Abstract

ABSTRACT This article uses the history of the Supreme Council for Islamic Revolution in Iraq, the largest Shī‘ī Islamist organization within the exiled Iraqi opposition movement, as a case study to delineate how the meaning, function, and salience of sectarian identities are affected by political and social changes at the local, regional, and international level. To this end, this work identifies and explains a discursive shift observed in SCIRI’s publications produced during its tenure as an Iraqi opposition group.

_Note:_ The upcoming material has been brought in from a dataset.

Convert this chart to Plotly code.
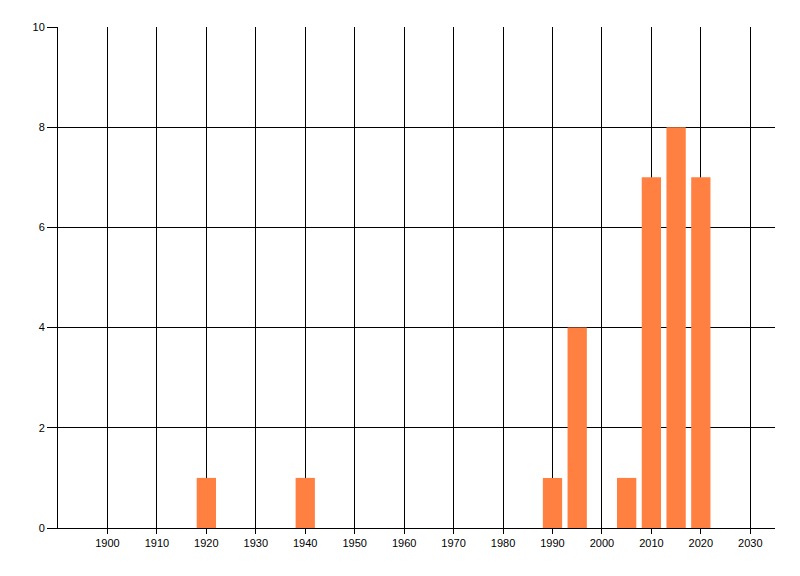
import plotly.graph_objects as go

years = [1920, 1940, 1990, 1995, 2005, 2010, 2015, 2020]
counts = [1, 1, 1, 4, 1, 7, 8, 7]
x_ticks = list(range(1900, 2031, 10))
y_ticks = [0, 2, 4, 6, 8, 10]

fig = go.Figure(go.Bar(x=years, y=counts, width=3.9, marker=dict(color="#FF8040", line=dict(width=0))))

fig.update_layout(
    width=792, height=568,
    margin=dict(l=50, r=25, t=19, b=48),
    plot_bgcolor="white", paper_bgcolor="white",
    showlegend=False,
    font=dict(family="Liberation Sans", size=11, color="black"),
)
fig.update_xaxes(
    range=[1890, 2035], tickvals=x_ticks, ticktext=[str(v) for v in x_ticks],
    showgrid=True, gridcolor="black", gridwidth=1,
    showline=True, linecolor="black", linewidth=1,
    ticks="outside", ticklen=5, tickcolor="black", zeroline=False,
)
fig.update_yaxes(
    range=[0, 10], tickvals=y_ticks,
    showgrid=True, gridcolor="black", gridwidth=1,
    showline=True, linecolor="black", linewidth=1,
    ticks="outside", ticklen=10, tickcolor="black", zeroline=False,
)

fig.write_html("out.html")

Whereas SCIRI’s publications during the Iran-Iraq War emphasized that its brand of Islamic government would represent all Iraqis regardless of their religious or ethnic affiliation, following the war’s conclusion the Council strove to portray its leaders as the primary defenders of Shī‘ī interests in Iraq and focused near exclusively on the need to protect the rights of Iraq Shī‘ī. It argues that several key developments account for the Supreme Council’s adoption of a Shī‘ī-centric political stance during the 1990s, namely: the internationalization and unification of the Iraqi opposition movement in the aftermath of the 1991 March Uprisings and the post-Cold War environment within which the exiled Iraqi opposition was operating. When considered collectively, beyond demonstrating the contingency and complexity of the advent of Shī‘ī identity politics within Iraqi opposition circles throughout the 1990s, these findings suggest the importance of taking into consideration larger, global trends as contributing factors when conceptualizing how subnational forms of identification acquire heighted social and political salience.